§ Objective: Reproduce the lines of the material exactly, excluding every image.

§ Recorded information:
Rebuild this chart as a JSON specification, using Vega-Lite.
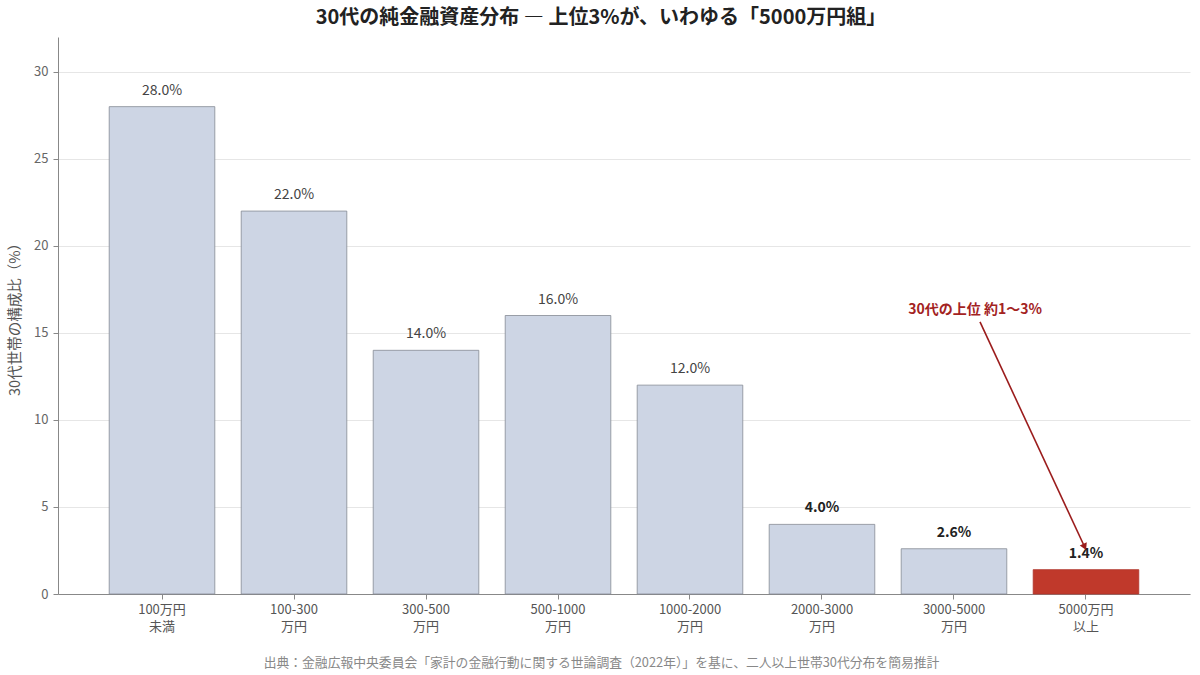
{
  "$schema": "https://vega.github.io/schema/vega-lite/v6.json",
  "width": 1132,
  "height": 557,
  "autosize": {"type": "none"},
  "padding": {"left": 58, "top": 37, "right": 10, "bottom": 81},
  "background": "white",
  "config": {"font": "Noto Sans CJK JP", "view": {"stroke": null}},
  "title": {
    "text": "30代の純金融資産分布 ― 上位3%が、いわゆる「5000万円組」",
    "fontSize": 20,
    "fontWeight": "bold",
    "color": "#222222",
    "anchor": "middle",
    "dx": -23,
    "offset": 9
  },
  "resolve": {"scale": {"x": "independent"}},
  "layer": [
    {
      "data": {
        "values": [
          {"range": "100万円|未満", "pct": 28.0, "label": "28.0%"},
          {"range": "100-300|万円", "pct": 22.0, "label": "22.0%"},
          {"range": "300-500|万円", "pct": 14.0, "label": "14.0%"},
          {"range": "500-1000|万円", "pct": 16.0, "label": "16.0%"},
          {"range": "1000-2000|万円", "pct": 12.0, "label": "12.0%"},
          {"range": "2000-3000|万円", "pct": 4.0, "label": "4.0%"},
          {"range": "3000-5000|万円", "pct": 2.6, "label": "2.6%"},
          {"range": "5000万円|以上", "pct": 1.4, "label": "1.4%"}
        ]
      },
      "encoding": {
        "x": {
          "field": "range",
          "type": "nominal",
          "sort": null,
          "scale": {"paddingInner": 0.2, "paddingOuter": 0.388},
          "axis": {
            "labelAngle": 0,
            "labelExpr": "split(datum.value, '|')",
            "labelFontSize": 13,
            "labelColor": "#555555",
            "labelLineHeight": 17,
            "labelPadding": 4,
            "tickSize": 5,
            "tickColor": "#888888",
            "domainColor": "#888888",
            "title": "出典：金融広報中央委員会「家計の金融行動に関する世論調査（2022年）」を基に、二人以上世帯30代分布を簡易推計",
            "titleFontSize": 12.8,
            "titleFontWeight": "normal",
            "titleColor": "#888888",
            "titleX": 543,
            "titleY": 68,
            "titleAlign": "center",
            "titleBaseline": "middle"
          }
        },
        "y": {
          "field": "pct",
          "type": "quantitative",
          "scale": {"domain": [0, 32], "nice": false},
          "axis": {
            "values": [0, 5, 10, 15, 20, 25, 30],
            "title": "30代世帯の構成比（%）",
            "titleFontSize": 14.5,
            "titleFontWeight": "normal",
            "titleColor": "#555555",
            "titlePadding": 11,
            "labelFontSize": 13,
            "labelColor": "#666666",
            "labelPadding": 5,
            "tickSize": 5,
            "tickColor": "#888888",
            "domainColor": "#888888",
            "gridColor": "#e6e6e6"
          }
        }
      },
      "layer": [
        {
          "mark": {"type": "bar", "strokeWidth": 0.8},
          "encoding": {
            "color": {
              "condition": {"test": "datum.range == '5000万円|以上'", "value": "#c0392b"},
              "value": "#cdd5e4"
            },
            "stroke": {
              "condition": {"test": "datum.range == '5000万円|以上'", "value": "#b03428"},
              "value": "#858a94"
            }
          }
        },
        {
          "transform": [{"filter": "datum.pct >= 10"}],
          "mark": {"type": "text", "dy": -16, "fontSize": 14, "color": "#444444"},
          "encoding": {"text": {"field": "label"}}
        },
        {
          "transform": [{"filter": "datum.pct < 10"}],
          "mark": {"type": "text", "dy": -16, "fontSize": 14, "fontWeight": "bold", "color": "#222222"},
          "encoding": {"text": {"field": "label"}}
        }
      ]
    },
    {
      "data": {
        "values": [
          {"x": 6.16, "y": 16.3, "x2": 6.99, "y2": 2.7, "xs": 6.197, "ys": 15.63, "t": "30代の上位 約1〜3%"}
        ]
      },
      "layer": [
        {
          "mark": {"type": "text", "fontSize": 14, "fontWeight": "bold", "color": "#a3231f"},
          "encoding": {
            "x": {"field": "x", "type": "quantitative", "scale": {"domain": [-0.788, 7.788], "nice": false, "zero": false}, "axis": null},
            "y": {"field": "y", "type": "quantitative"},
            "text": {"field": "t"}
          }
        },
        {
          "mark": {"type": "rule", "color": "#9b1c1c", "strokeWidth": 1.6},
          "encoding": {
            "x": {"field": "xs", "type": "quantitative", "scale": {"domain": [-0.788, 7.788], "nice": false, "zero": false}, "axis": null},
            "y": {"field": "ys", "type": "quantitative"},
            "x2": {"field": "x2"},
            "y2": {"field": "y2"}
          }
        },
        {
          "mark": {"type": "point", "shape": "triangle-up", "filled": true, "color": "#9b1c1c", "size": 60, "angle": 155, "opacity": 1},
          "encoding": {
            "x": {"field": "x2", "type": "quantitative", "scale": {"domain": [-0.788, 7.788], "nice": false, "zero": false}, "axis": null},
            "y": {"field": "y2", "type": "quantitative"}
          }
        }
      ]
    }
  ]
}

§ Exercise result:
Rebuild this chart as a JSON specification, using Vega-Lite.
{
  "$schema": "https://vega.github.io/schema/vega-lite/v6.json",
  "width": 1132,
  "height": 557,
  "autosize": {"type": "none"},
  "padding": {"left": 58, "top": 37, "right": 10, "bottom": 81},
  "background": "white",
  "config": {"font": "Noto Sans CJK JP", "view": {"stroke": null}},
  "title": {
    "text": "30代の純金融資産分布 ― 上位3%が、いわゆる「5000万円組」",
    "fontSize": 20,
    "fontWeight": "bold",
    "color": "#222222",
    "anchor": "middle",
    "dx": -23,
    "offset": 9
  },
  "resolve": {"scale": {"x": "independent"}},
  "layer": [
    {
      "data": {
        "values": [
          {"range": "100万円|未満", "pct": 28.0, "label": "28.0%"},
          {"range": "100-300|万円", "pct": 22.0, "label": "22.0%"},
          {"range": "300-500|万円", "pct": 14.0, "label": "14.0%"},
          {"range": "500-1000|万円", "pct": 16.0, "label": "16.0%"},
          {"range": "1000-2000|万円", "pct": 12.0, "label": "12.0%"},
          {"range": "2000-3000|万円", "pct": 4.0, "label": "4.0%"},
          {"range": "3000-5000|万円", "pct": 2.6, "label": "2.6%"},
          {"range": "5000万円|以上", "pct": 1.4, "label": "1.4%"}
        ]
      },
      "encoding": {
        "x": {
          "field": "range",
          "type": "nominal",
          "sort": null,
          "scale": {"paddingInner": 0.2, "paddingOuter": 0.388},
          "axis": {
            "labelAngle": 0,
            "labelExpr": "split(datum.value, '|')",
            "labelFontSize": 13,
            "labelColor": "#555555",
            "labelLineHeight": 17,
            "labelPadding": 4,
            "tickSize": 5,
            "tickColor": "#888888",
            "domainColor": "#888888",
            "title": "出典：金融広報中央委員会「家計の金融行動に関する世論調査（2022年）」を基に、二人以上世帯30代分布を簡易推計",
            "titleFontSize": 12.8,
            "titleFontWeight": "normal",
            "titleColor": "#888888",
            "titleX": 543,
            "titleY": 68,
            "titleAlign": "center",
            "titleBaseline": "middle"
          }
        },
        "y": {
          "field": "pct",
          "type": "quantitative",
          "scale": {"domain": [0, 32], "nice": false},
          "axis": {
            "values": [0, 5, 10, 15, 20, 25, 30],
            "title": "30代世帯の構成比（%）",
            "titleFontSize": 14.5,
            "titleFontWeight": "normal",
            "titleColor": "#555555",
            "titlePadding": 11,
            "labelFontSize": 13,
            "labelColor": "#666666",
            "labelPadding": 5,
            "tickSize": 5,
            "tickColor": "#888888",
            "domainColor": "#888888",
            "gridColor": "#e6e6e6"
          }
        }
      },
      "layer": [
        {
          "mark": {"type": "bar", "strokeWidth": 0.8},
          "encoding": {
            "color": {
              "condition": {"test": "datum.range == '5000万円|以上'", "value": "#c0392b"},
              "value": "#cdd5e4"
            },
            "stroke": {
              "condition": {"test": "datum.range == '5000万円|以上'", "value": "#b03428"},
              "value": "#858a94"
            }
          }
        },
        {
          "transform": [{"filter": "datum.pct >= 10"}],
          "mark": {"type": "text", "dy": -16, "fontSize": 14, "color": "#444444"},
          "encoding": {"text": {"field": "label"}}
        },
        {
          "transform": [{"filter": "datum.pct < 10"}],
          "mark": {"type": "text", "dy": -16, "fontSize": 14, "fontWeight": "bold", "color": "#222222"},
          "encoding": {"text": {"field": "label"}}
        }
      ]
    },
    {
      "data": {
        "values": [
          {"x": 6.16, "y": 16.3, "x2": 6.99, "y2": 2.7, "xs": 6.197, "ys": 15.63, "t": "30代の上位 約1〜3%"}
        ]
      },
      "layer": [
        {
          "mark": {"type": "text", "fontSize": 14, "fontWeight": "bold", "color": "#a3231f"},
          "encoding": {
            "x": {"field": "x", "type": "quantitative", "scale": {"domain": [-0.788, 7.788], "nice": false, "zero": false}, "axis": null},
            "y": {"field": "y", "type": "quantitative"},
            "text": {"field": "t"}
          }
        },
        {
          "mark": {"type": "rule", "color": "#9b1c1c", "strokeWidth": 1.6},
          "encoding": {
            "x": {"field": "xs", "type": "quantitative", "scale": {"domain": [-0.788, 7.788], "nice": false, "zero": false}, "axis": null},
            "y": {"field": "ys", "type": "quantitative"},
            "x2": {"field": "x2"},
            "y2": {"field": "y2"}
          }
        },
        {
          "mark": {"type": "point", "shape": "triangle-up", "filled": true, "color": "#9b1c1c", "size": 60, "angle": 155, "opacity": 1},
          "encoding": {
            "x": {"field": "x2", "type": "quantitative", "scale": {"domain": [-0.788, 7.788], "nice": false, "zero": false}, "axis": null},
            "y": {"field": "y2", "type": "quantitative"}
          }
        }
      ]
    }
  ]
}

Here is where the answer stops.